SkyBound Rescuer, a leading public safety drone startup, has teamed with global drone manufacturer DJI to produce the Drone Search and Rescue Altitude Guide, a novel and vital study based on years of research that will help Police and Search and Rescue drone pilots locate missing people.
Why the Drone Search and Rescue Altitude Guide is needed?
While drones are increasingly being used in successful missing person cases, a number of factors may still influence a drone’s capacity to find the missing person.
One of these factors is reaction time, which has a direct influence on survival in Search and Rescue (SAR) scenarios; as search regions become larger over time, the chance of a successful find decreases.
Police and SAR drone pilots’ rapid decision-making is therefore important to missing individuals – a difficulty within a complicated set of concerns.
Altitude is a critical element that may affect drone performance. Flying altitude has the most impact on the size of the person or search item on the drone pilot’s screen.
Flying too high might imply that the missing person is smaller than a pixel on their screen, making them invisible to the naked eye.
Furthermore, the best flying altitude is determined by whether the camera gimbal is tilted or top-down, as well as whether the missing person is standing, strolling, or lying down.
The size of the person or item on the screen is determined by all of these elements.
What is the best altitude to fly your drone?
SkyBound Rescuer has spent the last six years doing a thorough study into all elements that affect drone effectiveness during searches.
The collaboration with DJI now culminates in the creation of the Drone Search and Rescue Altitude Guide, a three-question survey for Police and SAR drone pilots to complete before drone flight to determine the ideal altitude for identifying a missing person.
“After years of passionate research into drone performance variables, it’s a big step to be launching the Drone Search and Rescue Altitude Guide together with DJI,” says Gemma Alcock, Founder & CEO of SkyBound Rescuer. “We know that time is a critical factor in SAR operations, so complex decisions need to be made quickly but accurately. Our research has shown that altitude is one important reference point that, once optimized to be more accurate, will have a massively positive impact on SAR success stories. Everyone on the SkyBound Rescuer and DJI teams who have been working on this altitude guide are excited for Police and SAR drone pilots to start using it and saving thousands more lives.”

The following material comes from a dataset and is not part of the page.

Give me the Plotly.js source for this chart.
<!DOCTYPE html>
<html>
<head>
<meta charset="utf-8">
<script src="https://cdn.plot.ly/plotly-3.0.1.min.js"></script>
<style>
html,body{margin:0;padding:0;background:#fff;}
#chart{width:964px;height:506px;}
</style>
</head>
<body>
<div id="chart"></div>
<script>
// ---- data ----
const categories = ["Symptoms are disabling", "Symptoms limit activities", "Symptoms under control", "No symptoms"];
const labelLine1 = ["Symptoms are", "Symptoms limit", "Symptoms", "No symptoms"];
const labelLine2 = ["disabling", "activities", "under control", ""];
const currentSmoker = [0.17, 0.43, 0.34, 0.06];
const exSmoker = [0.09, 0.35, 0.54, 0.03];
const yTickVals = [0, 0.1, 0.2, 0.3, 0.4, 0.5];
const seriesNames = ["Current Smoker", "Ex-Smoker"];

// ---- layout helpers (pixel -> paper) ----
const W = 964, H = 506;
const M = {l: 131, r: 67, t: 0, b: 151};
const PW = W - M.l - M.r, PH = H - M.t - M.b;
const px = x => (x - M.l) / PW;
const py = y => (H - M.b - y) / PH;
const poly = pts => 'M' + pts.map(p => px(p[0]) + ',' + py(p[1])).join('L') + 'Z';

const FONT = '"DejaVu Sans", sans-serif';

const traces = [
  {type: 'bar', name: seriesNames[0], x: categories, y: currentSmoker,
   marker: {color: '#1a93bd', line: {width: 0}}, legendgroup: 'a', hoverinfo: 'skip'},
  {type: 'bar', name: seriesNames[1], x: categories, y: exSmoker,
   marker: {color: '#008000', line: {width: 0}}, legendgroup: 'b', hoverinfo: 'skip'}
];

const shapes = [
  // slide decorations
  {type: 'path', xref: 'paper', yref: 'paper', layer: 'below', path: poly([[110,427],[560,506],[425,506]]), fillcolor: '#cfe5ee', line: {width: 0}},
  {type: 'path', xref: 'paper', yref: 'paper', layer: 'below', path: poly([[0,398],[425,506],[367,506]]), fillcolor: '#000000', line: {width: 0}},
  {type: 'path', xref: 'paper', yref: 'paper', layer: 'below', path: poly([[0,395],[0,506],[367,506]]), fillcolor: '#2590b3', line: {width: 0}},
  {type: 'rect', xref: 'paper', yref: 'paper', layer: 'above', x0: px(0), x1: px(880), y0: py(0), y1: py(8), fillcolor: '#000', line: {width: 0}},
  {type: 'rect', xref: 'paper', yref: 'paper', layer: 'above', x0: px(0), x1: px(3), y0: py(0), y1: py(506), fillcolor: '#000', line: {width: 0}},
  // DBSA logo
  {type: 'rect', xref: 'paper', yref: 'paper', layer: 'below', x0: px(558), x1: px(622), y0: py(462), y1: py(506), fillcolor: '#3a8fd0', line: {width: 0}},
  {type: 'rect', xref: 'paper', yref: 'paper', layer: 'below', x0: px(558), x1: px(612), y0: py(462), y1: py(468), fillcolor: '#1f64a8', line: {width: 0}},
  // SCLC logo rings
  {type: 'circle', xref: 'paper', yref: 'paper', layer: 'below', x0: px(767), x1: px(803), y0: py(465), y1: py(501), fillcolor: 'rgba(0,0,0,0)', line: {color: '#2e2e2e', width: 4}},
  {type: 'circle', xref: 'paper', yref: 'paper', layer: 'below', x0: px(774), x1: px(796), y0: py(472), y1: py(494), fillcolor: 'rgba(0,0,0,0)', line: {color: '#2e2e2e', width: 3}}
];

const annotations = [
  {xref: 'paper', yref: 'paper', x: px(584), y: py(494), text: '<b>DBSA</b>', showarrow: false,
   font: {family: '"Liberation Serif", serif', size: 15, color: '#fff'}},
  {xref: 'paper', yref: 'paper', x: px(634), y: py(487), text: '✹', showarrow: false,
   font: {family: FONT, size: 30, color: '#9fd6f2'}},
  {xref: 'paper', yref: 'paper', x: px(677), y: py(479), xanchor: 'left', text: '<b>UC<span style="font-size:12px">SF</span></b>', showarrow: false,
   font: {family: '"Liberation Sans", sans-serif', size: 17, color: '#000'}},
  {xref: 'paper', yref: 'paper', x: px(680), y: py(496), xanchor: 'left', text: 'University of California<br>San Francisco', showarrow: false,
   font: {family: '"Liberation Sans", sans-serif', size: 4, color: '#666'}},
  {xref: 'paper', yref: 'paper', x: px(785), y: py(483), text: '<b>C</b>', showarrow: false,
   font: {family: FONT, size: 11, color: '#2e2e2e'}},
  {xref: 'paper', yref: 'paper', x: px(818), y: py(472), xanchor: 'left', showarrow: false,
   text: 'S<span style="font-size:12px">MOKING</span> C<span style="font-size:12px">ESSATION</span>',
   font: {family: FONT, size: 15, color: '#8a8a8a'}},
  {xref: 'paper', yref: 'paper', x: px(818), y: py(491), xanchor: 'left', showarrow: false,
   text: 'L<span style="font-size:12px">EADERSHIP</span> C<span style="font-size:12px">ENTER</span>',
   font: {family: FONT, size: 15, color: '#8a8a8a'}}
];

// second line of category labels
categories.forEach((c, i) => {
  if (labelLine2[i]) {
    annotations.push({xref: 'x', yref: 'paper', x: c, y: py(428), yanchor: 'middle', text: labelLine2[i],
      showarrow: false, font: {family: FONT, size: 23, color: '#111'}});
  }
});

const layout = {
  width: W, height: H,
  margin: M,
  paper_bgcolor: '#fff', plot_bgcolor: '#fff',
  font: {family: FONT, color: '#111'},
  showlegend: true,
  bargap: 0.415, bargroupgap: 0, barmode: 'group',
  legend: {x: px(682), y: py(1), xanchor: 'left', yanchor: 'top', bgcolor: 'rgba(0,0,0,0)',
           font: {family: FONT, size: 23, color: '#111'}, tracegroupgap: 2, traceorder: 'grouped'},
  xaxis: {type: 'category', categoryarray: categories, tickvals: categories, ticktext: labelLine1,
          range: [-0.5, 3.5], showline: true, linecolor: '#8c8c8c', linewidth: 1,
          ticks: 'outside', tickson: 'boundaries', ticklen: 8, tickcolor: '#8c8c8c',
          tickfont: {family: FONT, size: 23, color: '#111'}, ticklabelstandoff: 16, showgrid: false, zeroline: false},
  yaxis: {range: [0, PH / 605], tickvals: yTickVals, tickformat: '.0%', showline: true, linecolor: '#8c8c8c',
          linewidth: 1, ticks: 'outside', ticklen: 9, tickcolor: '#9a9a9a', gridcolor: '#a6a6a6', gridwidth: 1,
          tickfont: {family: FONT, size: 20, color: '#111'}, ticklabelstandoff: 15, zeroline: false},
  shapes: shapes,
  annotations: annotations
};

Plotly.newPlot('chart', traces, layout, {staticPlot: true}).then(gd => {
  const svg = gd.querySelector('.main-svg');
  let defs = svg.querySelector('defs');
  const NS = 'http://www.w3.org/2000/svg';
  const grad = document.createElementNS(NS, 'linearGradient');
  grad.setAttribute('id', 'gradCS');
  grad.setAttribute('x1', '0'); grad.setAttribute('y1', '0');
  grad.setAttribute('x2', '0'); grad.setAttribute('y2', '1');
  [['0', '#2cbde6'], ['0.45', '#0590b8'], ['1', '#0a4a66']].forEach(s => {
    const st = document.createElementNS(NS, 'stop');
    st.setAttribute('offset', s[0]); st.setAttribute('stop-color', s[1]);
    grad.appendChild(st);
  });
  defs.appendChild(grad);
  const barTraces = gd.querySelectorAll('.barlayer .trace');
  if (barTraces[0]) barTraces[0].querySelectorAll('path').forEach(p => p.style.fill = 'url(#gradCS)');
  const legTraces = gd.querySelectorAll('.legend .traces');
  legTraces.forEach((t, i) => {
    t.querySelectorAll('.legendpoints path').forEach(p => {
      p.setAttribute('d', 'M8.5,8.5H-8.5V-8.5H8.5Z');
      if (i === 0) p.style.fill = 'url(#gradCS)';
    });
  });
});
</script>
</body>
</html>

Following completion of the brief survey as part of pre-flight inspections, the user is sent to a sample picture from a visual camera and a sample image from a thermal camera: two examples with various thermal palettes – the two most typically used in SAR: White Hot and Iron Red.

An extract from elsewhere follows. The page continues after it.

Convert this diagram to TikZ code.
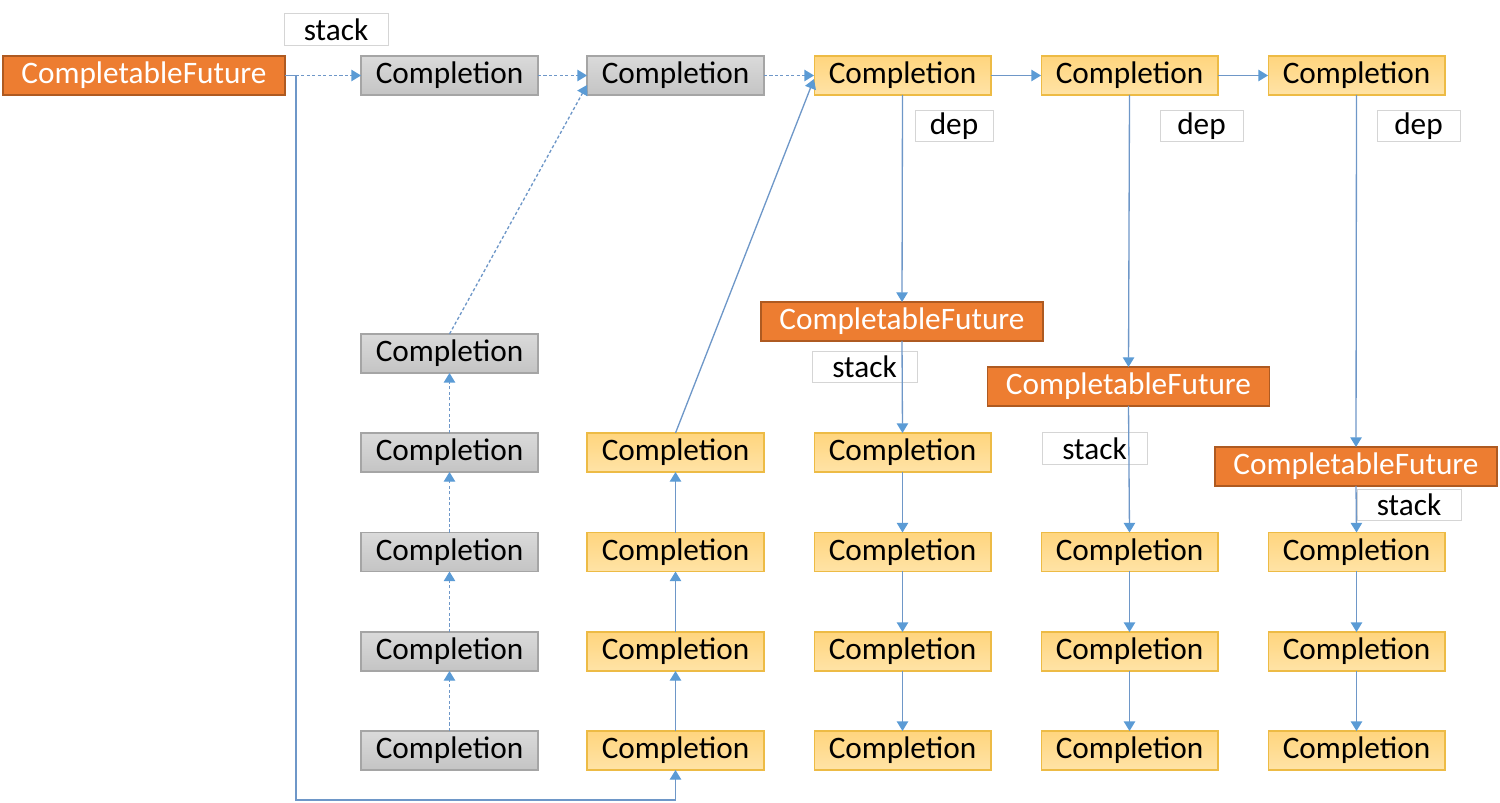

This enables the user to ‘calibrate’ their eyes on what the missing person will appear like on their screen at the set altitude, camera gimbal angle, and missing person’s probable body posture.
Based on their survey responses, the Drone Search and Rescue Altitude Guide will also generate guidance that advises the drone pilot on whether these parameters are optimal or not, which is based on SkyBound Rescuer’s research into Johnson’s Criteria (a standard that determines the minimum number of pixels required to make an accurate evaluation of an object), effective resolution, and SkyBound Rescuer’s trials into optimal flight parameters for drone searches.
“At DJI, we’re committed to developing features to enhance drone flight safety, as well as supporting pilots in safe and responsible drone use,” says Wayne Baker, Director of Public Safety Integration at DJI. “When it comes to drones being deployed by emergency services, SkyBound Rescuer’s public safety research is unparalleled, so we’re thrilled to collaborate on this Drone SAR Altitude Guide and turn Gemma’s research into a tangible, lifesaving solution.”